<<<<

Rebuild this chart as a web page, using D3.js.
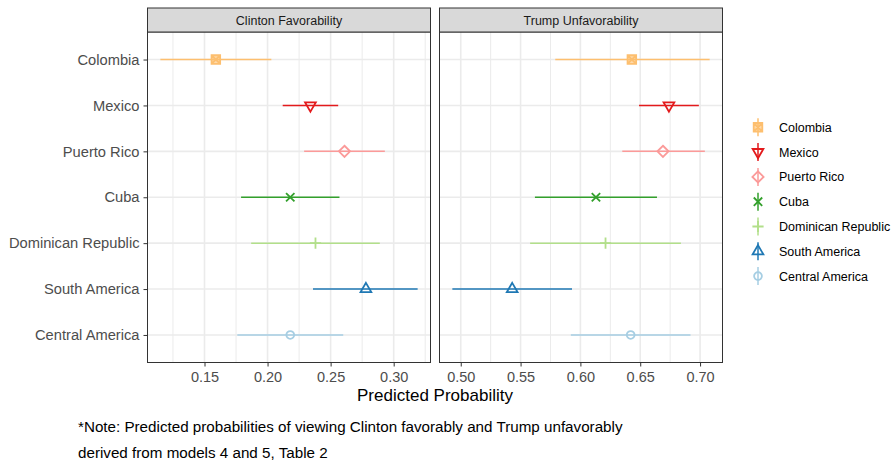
<!DOCTYPE html>
<html>
<head>
<meta charset="utf-8">
<script src="https://cdnjs.cloudflare.com/ajax/libs/d3/7.8.5/d3.min.js"></script>
<style>
  html, body { margin: 0; padding: 0; background: #ffffff; }
  svg { display: block; font-family: "Liberation Sans", Arial, Helvetica, sans-serif; }
</style>
</head>
<body>
<svg id="chart" width="896" height="461"></svg>
<script>
// Groups, top to bottom
const groups = ["Colombia", "Mexico", "Puerto Rico", "Cuba", "Dominican Republic", "South America", "Central America"];
const groupColors = ["#FDBF6F", "#E31A1C", "#FB9A99", "#33A02C", "#B2DF8A", "#1F78B4", "#A6CEE3"];
const groupShapes = ["squareCross", "triangleDown", "diamond", "cross", "plus", "triangleUp", "circle"];

// Panel titles
const panels = ["Clinton Favorability", "Trump Unfavorability"];

// Predicted probability with lower / upper interval, per group
const clintonEst = [0.159, 0.234, 0.261, 0.218, 0.238, 0.278, 0.218];
const clintonLow = [0.115, 0.212, 0.229, 0.179, 0.187, 0.236, 0.176];
const clintonHigh = [0.203, 0.256, 0.293, 0.257, 0.289, 0.319, 0.260];

const trumpEst = [0.643, 0.674, 0.669, 0.613, 0.621, 0.543, 0.642];
const trumpLow = [0.579, 0.649, 0.635, 0.562, 0.558, 0.493, 0.592];
const trumpHigh = [0.708, 0.699, 0.704, 0.664, 0.684, 0.593, 0.692];

// Axis tick values per panel
const clintonTicks = [0.15, 0.20, 0.25, 0.30];
const trumpTicks = [0.50, 0.55, 0.60, 0.65, 0.70];

const axisTitle = "Predicted Probability";
const noteLines = [
  "*Note: Predicted probabilities of viewing Clinton favorably and Trump unfavorably",
  "derived from models 4 and 5, Table 2"
];

const svg = d3.select("#chart");

const stripTop = 8, stripH = 24;
const panelTop = stripTop + stripH, panelBottom = 362.5;
const panelBoxes = [{x0: 147.5, x1: 430.5}, {x0: 439.5, x1: 722.5}];

const panelData = [
  {est: clintonEst, lo: clintonLow, hi: clintonHigh, ticks: clintonTicks},
  {est: trumpEst, lo: trumpLow, hi: trumpHigh, ticks: trumpTicks}
];

const y = d3.scalePoint().domain(groups).range([panelTop, panelBottom]).padding(0.6);

// symbol paths centred at 0,0
function shapePath(shape) {
  switch (shape) {
    case "circle": {
      const r = 3.9;
      return `M${r},0A${r},${r},0,1,1,${-r},0A${r},${r},0,1,1,${r},0Z`;
    }
    case "triangleUp": {
      const s = 6.2;
      return `M0,${-s}L${s * 0.866},${s * 0.5}L${-s * 0.866},${s * 0.5}Z`;
    }
    case "triangleDown": {
      const s = 6.2;
      return `M0,${s}L${s * 0.866},${-s * 0.5}L${-s * 0.866},${-s * 0.5}Z`;
    }
    case "diamond": {
      const s = 5.6;
      return `M0,${-s}L${s},0L0,${s}L${-s},0Z`;
    }
    case "cross": {
      const s = 4.2;
      return `M${-s},${-s}L${s},${s}M${-s},${s}L${s},${-s}`;
    }
    case "plus": {
      const s = 5.6;
      return `M${-s},0L${s},0M0,${-s}L0,${s}`;
    }
    case "squareCross": {
      const s = 4.3;
      return `M${-s},${-s}L${s},${-s}L${s},${s}L${-s},${s}Z` +
             `M${-s},${-s}L${s},${s}M${-s},${s}L${s},${-s}`;
    }
  }
  return "";
}

function shapeFill(i) {
  return groupShapes[i] === "squareCross" ? groupColors[i] : "none";
}
function shapeFillOpacity(i) {
  return groupShapes[i] === "squareCross" ? 0.6 : 0;
}

panelData.forEach((pd, pi) => {
  const box = panelBoxes[pi];
  const lo = d3.min(pd.lo), hi = d3.max(pd.hi);
  const pad = (hi - lo) * 0.05;
  const x = d3.scaleLinear().domain([lo - pad, hi + pad]).range([box.x0, box.x1]);

  const g = svg.append("g");

  // panel background
  g.append("rect").attr("x", box.x0).attr("y", panelTop)
    .attr("width", box.x1 - box.x0).attr("height", panelBottom - panelTop)
    .attr("fill", "#ffffff");

  // minor grid
  const major = pd.ticks;
  const step = major[1] - major[0];
  const minor = [];
  for (let v = major[0] - step / 2; v <= x.domain()[1]; v += step) {
    if (v >= x.domain()[0]) minor.push(v);
  }
  g.selectAll(".minor").data(minor).join("line")
    .attr("x1", d => x(d)).attr("x2", d => x(d))
    .attr("y1", panelTop).attr("y2", panelBottom)
    .attr("stroke", "#EBEBEB").attr("stroke-width", 1);

  // major grid
  g.selectAll(".majorx").data(major).join("line")
    .attr("x1", d => x(d)).attr("x2", d => x(d))
    .attr("y1", panelTop).attr("y2", panelBottom)
    .attr("stroke", "#EBEBEB").attr("stroke-width", 1.6);
  g.selectAll(".majory").data(groups).join("line")
    .attr("x1", box.x0).attr("x2", box.x1)
    .attr("y1", d => y(d)).attr("y2", d => y(d))
    .attr("stroke", "#EBEBEB").attr("stroke-width", 1.6);

  // interval lines
  g.selectAll(".interval").data(groups).join("line")
    .attr("x1", (d, i) => x(pd.lo[i])).attr("x2", (d, i) => x(pd.hi[i]))
    .attr("y1", d => y(d)).attr("y2", d => y(d))
    .attr("stroke", (d, i) => groupColors[i]).attr("stroke-width", 1.5);

  // point estimates
  g.selectAll(".est").data(groups).join("path")
    .attr("transform", (d, i) => `translate(${x(pd.est[i])},${y(d)})`)
    .attr("d", (d, i) => shapePath(groupShapes[i]))
    .attr("fill", (d, i) => shapeFill(i))
    .attr("fill-opacity", (d, i) => shapeFillOpacity(i))
    .attr("stroke", (d, i) => groupColors[i])
    .attr("stroke-width", 1.8);

  // panel border
  g.append("rect").attr("x", box.x0).attr("y", panelTop)
    .attr("width", box.x1 - box.x0).attr("height", panelBottom - panelTop)
    .attr("fill", "none").attr("stroke", "#333333").attr("stroke-width", 1);

  // strip
  g.append("rect").attr("x", box.x0).attr("y", stripTop)
    .attr("width", box.x1 - box.x0).attr("height", stripH)
    .attr("fill", "#D9D9D9").attr("stroke", "#333333").attr("stroke-width", 1);
  g.append("text").attr("x", (box.x0 + box.x1) / 2).attr("y", stripTop + stripH / 2 + 4.5)
    .attr("text-anchor", "middle").attr("font-size", 12.5).attr("fill", "#1A1A1A")
    .text(panels[pi]);

  // x axis
  const xAxis = d3.axisBottom(x).tickValues(major).tickFormat(d3.format(".2f"))
    .tickSize(4).tickPadding(5);
  const ax = svg.append("g").attr("transform", `translate(0,${panelBottom})`).call(xAxis);
  ax.select(".domain").remove();
  ax.selectAll(".tick line").attr("stroke", "#333333").attr("stroke-width", 1);
  ax.selectAll(".tick text").attr("fill", "#4D4D4D").attr("font-size", 14.5)
    .attr("font-family", "Liberation Sans, Arial, sans-serif");
});

// y axis on the left panel
const yAxis = d3.axisLeft(y).tickSize(4).tickPadding(4);
const ay = svg.append("g").attr("transform", `translate(${panelBoxes[0].x0},0)`).call(yAxis);
ay.select(".domain").remove();
ay.selectAll(".tick line").attr("stroke", "#333333").attr("stroke-width", 1);
ay.selectAll(".tick text").attr("fill", "#4D4D4D").attr("font-size", 14.7)
  .attr("font-family", "Liberation Sans, Arial, sans-serif");

// axis title
svg.append("text").attr("x", (panelBoxes[0].x0 + panelBoxes[1].x1) / 2).attr("y", 401)
  .attr("text-anchor", "middle").attr("font-size", 17).attr("fill", "#000000")
  .text(axisTitle);

// legend
const legendX = 758, legendY0 = 127.3, legendStep = 24.8;
const lg = svg.append("g");
groups.forEach((name, i) => {
  const cy = legendY0 + i * legendStep;
  lg.append("line").attr("x1", legendX).attr("x2", legendX)
    .attr("y1", cy - 9).attr("y2", cy + 9)
    .attr("stroke", groupColors[i]).attr("stroke-width", 1.5);
  lg.append("path").attr("transform", `translate(${legendX},${cy})`)
    .attr("d", shapePath(groupShapes[i]))
    .attr("fill", shapeFill(i))
    .attr("fill-opacity", shapeFillOpacity(i))
    .attr("stroke", groupColors[i]).attr("stroke-width", 1.8);
  lg.append("text").attr("x", 779).attr("y", cy + 4.5)
    .attr("font-size", 12.5).attr("fill", "#000000").text(name);
});

// note below the chart
svg.selectAll(".note").data(noteLines).join("text")
  .attr("x", 78).attr("y", (d, i) => 432 + i * 26)
  .attr("font-size", 15.2).attr("fill", "#000000")
  .text(d => d);
</script>
</body>
</html>
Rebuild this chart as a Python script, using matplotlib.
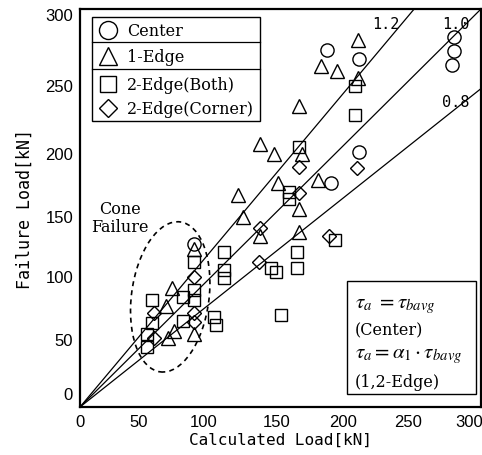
import matplotlib
matplotlib.use("Agg")
import matplotlib.pyplot as plt
from matplotlib.patches import Ellipse, Rectangle
import matplotlib.transforms as mtrans
import numpy as np

# ---------------- data ----------------
center_x = [280, 280, 278, 185, 209, 209, 188, 85]
center_y = [279, 268, 258, 269, 262, 192, 169, 123]

edge1_x = [208, 180, 192, 208, 164, 135, 145, 166, 178, 148, 164, 118, 122, 135, 164, 85, 69, 64, 66, 70, 85]
edge1_y = [277, 257, 253, 248, 227, 198, 191, 191, 171, 169, 149, 160, 143, 129, 132, 119, 90, 76, 52, 57, 55]

both_x = [206, 206, 164, 156, 156, 191, 162, 162, 143, 147, 150, 108, 108, 108, 85, 85, 85, 77, 54, 54, 50, 50, 77, 100, 102]
both_y = [242, 220, 196, 162, 157, 126, 117, 105, 105, 102, 69, 117, 103, 97, 109, 88, 81, 83, 81, 63, 55, 45, 65, 68, 62]

corner_x = [164, 207, 164, 135, 186, 134, 85, 55, 55, 85, 85]
corner_y = [181, 180, 161, 135, 129, 109, 98, 71, 52, 71, 64]

ratios = [1.2, 1.0, 0.8]
ratio_labels = ["1.2", "1.0", "0.8"]

xticks = [0, 50, 100, 150, 200, 250, 300]
yticks = [0, 50, 100, 150, 200, 250, 300]

legend_labels = ["Center", "1-Edge", "2-Edge(Both)", "2-Edge(Corner)"]

# ---------------- figure ----------------
plt.rcParams["mathtext.fontset"] = "stix"
W, H = 482, 456
fig = plt.figure(figsize=(W / 100, H / 100), dpi=100)
L, R, B, T = 80, 481, 408, 10
ax = fig.add_axes([L / W, (H - B) / H, (R - L) / W, (B - T) / H])
ax.set_xlim(0, 300)
ax.set_ylim(0, 300)

def fx(px):
    return (px - L) / (R - L)

def fy(py):
    return (B - py) / (B - T)

# ratio lines
xs = np.array([0, 300])
for r in ratios:
    ax.plot(xs, r * xs, color="black", lw=0.9, zorder=2)

lab_pos = {"1.2": (229, 289), "1.0": (281, 289), "0.8": (281, 230)}
for lab in ratio_labels:
    x, y = lab_pos[lab]
    ax.text(x, y, lab, fontsize=11, family="DejaVu Sans Mono", ha="center", va="center", zorder=4)

mk = dict(mfc="none", mec="black", mew=1.0, ls="none", zorder=3)
ax.plot(center_x, center_y, marker="o", ms=9.5, **mk)
ax.plot(edge1_x, edge1_y, marker="^", ms=10, **mk)
ax.plot(both_x, both_y, marker="s", ms=9, **mk)
ax.plot(corner_x, corner_y, marker="D", ms=7.5, **mk)

# cone failure ellipse
ax.add_patch(Ellipse((67.5, 83), 58, 114, angle=-7.5, fill=False, ls=(0, (3, 2.5)),
                     lw=1.2, color="black", zorder=2))
ax.text(30, 143, "Cone\nFailure", fontsize=11.5, family="DejaVu Serif", ha="center", va="center",
        linespacing=1.1)

# legend box drawn manually
tr = ax.transAxes
ax.add_patch(Rectangle((fx(92), fy(122)), fx(260) - fx(92), fy(18) - fy(122), transform=tr,
                       fill=True, fc="white", ec="black", lw=1.0, zorder=5))
for sep in [43.3, 70]:
    ax.plot([fx(92), fx(260)], [fy(sep), fy(sep)], transform=tr, color="black", lw=0.9, zorder=6)
rows_y = [31, 57, 85, 109]
markers = [("o", 13), ("^", 13), ("s", 11.5), ("D", 9)]
for (m, s), ry, lab in zip(markers, rows_y, legend_labels):
    ax.plot([fx(108)], [fy(ry)], transform=tr, marker=m, ms=s, mfc="white", mec="black", mew=1.0,
            ls="none", zorder=7, clip_on=False)
    ax.text(fx(127), fy(ry), lab, transform=tr, fontsize=11.5, family="DejaVu Serif",
            ha="left", va="center", zorder=7)

# annotation box
ax.add_patch(Rectangle((fx(347), fy(395)), fx(476) - fx(347), fy(282) - fy(395), transform=tr,
                       fill=True, fc="white", ec="black", lw=1.0, zorder=5))
ann = [(307, r"$\tau_a\ = \tau_{bavg}$", 15), (331, "(Center)", 11.5),
       (357, r"$\tau_a = \alpha_1 \cdot \tau_{bavg}$", 15), (383, "(1,2-Edge)", 11.5)]
for py, s, fs in ann:
    ax.text(fx(355), fy(py), s, transform=tr, fontsize=fs, family="DejaVu Serif",
            ha="left", va="center", zorder=7)

# axes styling
ax.set_xticks(xticks)
ax.set_yticks(yticks)
ax.tick_params(length=0, labelsize=12, pad=5)
for lab in ax.get_xticklabels() + ax.get_yticklabels():
    lab.set_family("Liberation Sans")
# small per-label offsets (pixels) imitating the scanned reference placement
x_off = [0, -8, -10, -4, -4, -6, -12]
y_off = [14, 2, -2, -8, -11, -10, -5]
for lab, dx in zip(ax.get_xticklabels(), x_off):
    lab.set_transform(lab.get_transform() + mtrans.ScaledTranslation(dx / 100, 0, fig.dpi_scale_trans))
for lab, dy in zip(ax.get_yticklabels(), y_off):
    lab.set_transform(lab.get_transform() + mtrans.ScaledTranslation(0, dy / 100, fig.dpi_scale_trans))
for sp in ax.spines.values():
    sp.set_linewidth(1.6)

ax.set_xlabel("Calculated Load[kN]", fontsize=11.5, family="DejaVu Sans Mono", labelpad=2)
ax.set_ylabel("Failure Load[kN]", fontsize=12, family="DejaVu Sans Mono", labelpad=8)

fig.savefig("out.png", dpi=100)
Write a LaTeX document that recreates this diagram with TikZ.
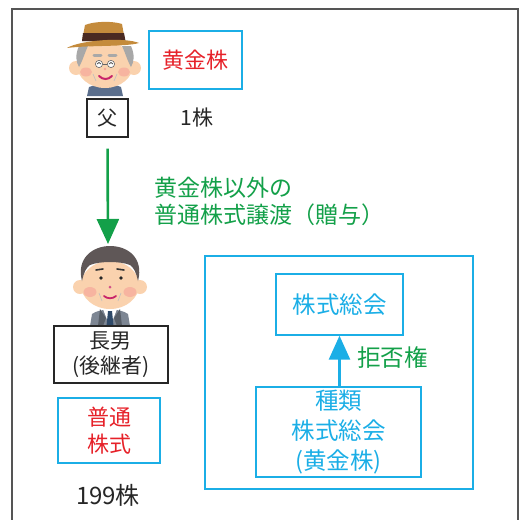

>>>>

- Task brief: Locate all lines holding the word "Rebuild", then copy them out.

- Reply:
Rebuild this chart as a web page, using D3.js.
Rebuild this chart as a Python script, using matplotlib.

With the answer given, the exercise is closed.